### WORK TO DO
Write out the listing from the line with "Write the Apache ECharts code for this chart." to the line with "const xMin = -0.05, xMax = 0.95;", both lines included, exactly and nothing beyond. Leave pictures out.

### EXCERPTED RECORDS
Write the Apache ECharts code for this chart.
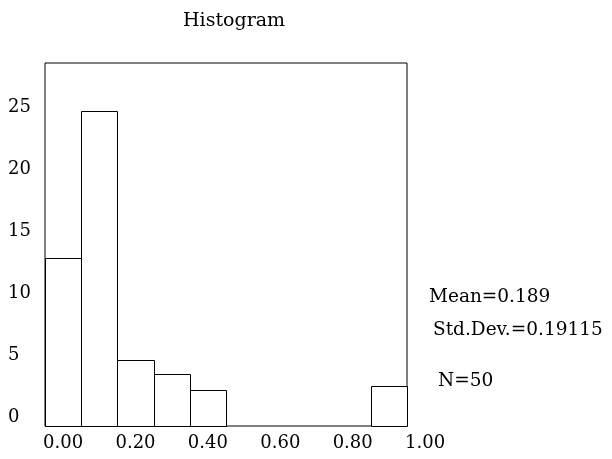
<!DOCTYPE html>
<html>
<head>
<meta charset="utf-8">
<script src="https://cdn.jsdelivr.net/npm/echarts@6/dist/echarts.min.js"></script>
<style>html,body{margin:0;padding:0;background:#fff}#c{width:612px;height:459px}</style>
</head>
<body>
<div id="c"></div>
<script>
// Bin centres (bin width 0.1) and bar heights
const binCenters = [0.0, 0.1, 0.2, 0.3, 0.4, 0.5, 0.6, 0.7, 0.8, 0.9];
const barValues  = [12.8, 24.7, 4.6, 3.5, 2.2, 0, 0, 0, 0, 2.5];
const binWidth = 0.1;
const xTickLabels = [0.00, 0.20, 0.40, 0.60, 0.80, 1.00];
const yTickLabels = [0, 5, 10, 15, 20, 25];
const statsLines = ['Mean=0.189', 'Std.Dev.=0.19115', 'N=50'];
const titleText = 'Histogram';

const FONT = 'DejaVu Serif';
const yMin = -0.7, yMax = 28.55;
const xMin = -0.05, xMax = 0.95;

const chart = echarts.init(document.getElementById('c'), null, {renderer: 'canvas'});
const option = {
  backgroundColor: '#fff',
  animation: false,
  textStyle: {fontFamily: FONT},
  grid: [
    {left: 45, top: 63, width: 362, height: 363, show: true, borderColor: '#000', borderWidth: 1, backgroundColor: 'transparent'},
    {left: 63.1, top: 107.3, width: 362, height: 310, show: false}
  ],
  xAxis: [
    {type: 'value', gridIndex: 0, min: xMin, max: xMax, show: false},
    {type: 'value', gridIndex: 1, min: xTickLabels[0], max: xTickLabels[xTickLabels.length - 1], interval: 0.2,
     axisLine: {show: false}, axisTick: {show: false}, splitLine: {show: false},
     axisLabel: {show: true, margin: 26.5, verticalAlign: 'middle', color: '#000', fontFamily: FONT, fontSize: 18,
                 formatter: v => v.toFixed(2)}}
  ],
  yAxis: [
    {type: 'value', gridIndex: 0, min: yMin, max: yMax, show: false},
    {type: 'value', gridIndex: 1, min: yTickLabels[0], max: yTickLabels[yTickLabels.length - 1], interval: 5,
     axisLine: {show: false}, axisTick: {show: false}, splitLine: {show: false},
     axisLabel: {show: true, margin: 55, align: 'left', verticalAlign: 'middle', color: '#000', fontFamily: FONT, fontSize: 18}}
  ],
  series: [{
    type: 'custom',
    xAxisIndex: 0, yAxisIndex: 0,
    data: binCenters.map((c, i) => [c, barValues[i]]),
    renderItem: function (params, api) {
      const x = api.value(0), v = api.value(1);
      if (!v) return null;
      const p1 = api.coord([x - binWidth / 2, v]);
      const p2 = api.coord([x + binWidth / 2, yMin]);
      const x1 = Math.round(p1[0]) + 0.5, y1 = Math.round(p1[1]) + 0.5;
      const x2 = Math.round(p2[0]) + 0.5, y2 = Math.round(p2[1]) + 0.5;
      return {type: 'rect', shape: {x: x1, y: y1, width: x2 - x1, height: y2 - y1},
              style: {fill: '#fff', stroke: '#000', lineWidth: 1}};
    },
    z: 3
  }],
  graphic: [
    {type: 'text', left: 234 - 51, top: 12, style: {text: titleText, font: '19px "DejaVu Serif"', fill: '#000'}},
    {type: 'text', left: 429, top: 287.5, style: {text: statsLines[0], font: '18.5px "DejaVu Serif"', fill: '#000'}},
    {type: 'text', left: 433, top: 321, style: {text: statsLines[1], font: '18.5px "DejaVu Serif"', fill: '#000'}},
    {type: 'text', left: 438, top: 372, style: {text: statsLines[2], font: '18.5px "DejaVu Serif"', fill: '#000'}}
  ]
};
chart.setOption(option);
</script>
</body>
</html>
...
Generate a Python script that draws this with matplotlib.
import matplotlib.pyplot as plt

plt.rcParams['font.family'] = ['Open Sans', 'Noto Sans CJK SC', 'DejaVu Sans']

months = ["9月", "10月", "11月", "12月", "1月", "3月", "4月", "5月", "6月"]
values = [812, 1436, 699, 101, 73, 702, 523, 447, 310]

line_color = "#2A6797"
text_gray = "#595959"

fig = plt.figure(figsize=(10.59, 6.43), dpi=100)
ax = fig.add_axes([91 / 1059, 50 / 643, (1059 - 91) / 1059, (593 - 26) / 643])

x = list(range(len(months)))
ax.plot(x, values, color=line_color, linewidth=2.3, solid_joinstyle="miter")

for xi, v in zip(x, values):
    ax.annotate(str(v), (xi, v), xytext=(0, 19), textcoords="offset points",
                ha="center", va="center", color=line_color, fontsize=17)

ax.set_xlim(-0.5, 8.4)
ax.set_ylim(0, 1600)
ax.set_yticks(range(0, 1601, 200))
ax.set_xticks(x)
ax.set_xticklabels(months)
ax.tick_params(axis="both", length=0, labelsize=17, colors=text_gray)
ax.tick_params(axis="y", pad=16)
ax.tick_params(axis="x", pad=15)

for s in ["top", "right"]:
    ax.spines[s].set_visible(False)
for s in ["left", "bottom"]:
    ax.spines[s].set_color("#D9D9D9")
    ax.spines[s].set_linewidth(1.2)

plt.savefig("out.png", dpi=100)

### SOLUTION TO THE EXERCISE
Write the Apache ECharts code for this chart.
<!DOCTYPE html>
<html>
<head>
<meta charset="utf-8">
<script src="https://cdn.jsdelivr.net/npm/echarts@6/dist/echarts.min.js"></script>
<style>html,body{margin:0;padding:0;background:#fff}#c{width:612px;height:459px}</style>
</head>
<body>
<div id="c"></div>
<script>
// Bin centres (bin width 0.1) and bar heights
const binCenters = [0.0, 0.1, 0.2, 0.3, 0.4, 0.5, 0.6, 0.7, 0.8, 0.9];
const barValues  = [12.8, 24.7, 4.6, 3.5, 2.2, 0, 0, 0, 0, 2.5];
const binWidth = 0.1;
const xTickLabels = [0.00, 0.20, 0.40, 0.60, 0.80, 1.00];
const yTickLabels = [0, 5, 10, 15, 20, 25];
const statsLines = ['Mean=0.189', 'Std.Dev.=0.19115', 'N=50'];
const titleText = 'Histogram';

const FONT = 'DejaVu Serif';
const yMin = -0.7, yMax = 28.55;
const xMin = -0.05, xMax = 0.95;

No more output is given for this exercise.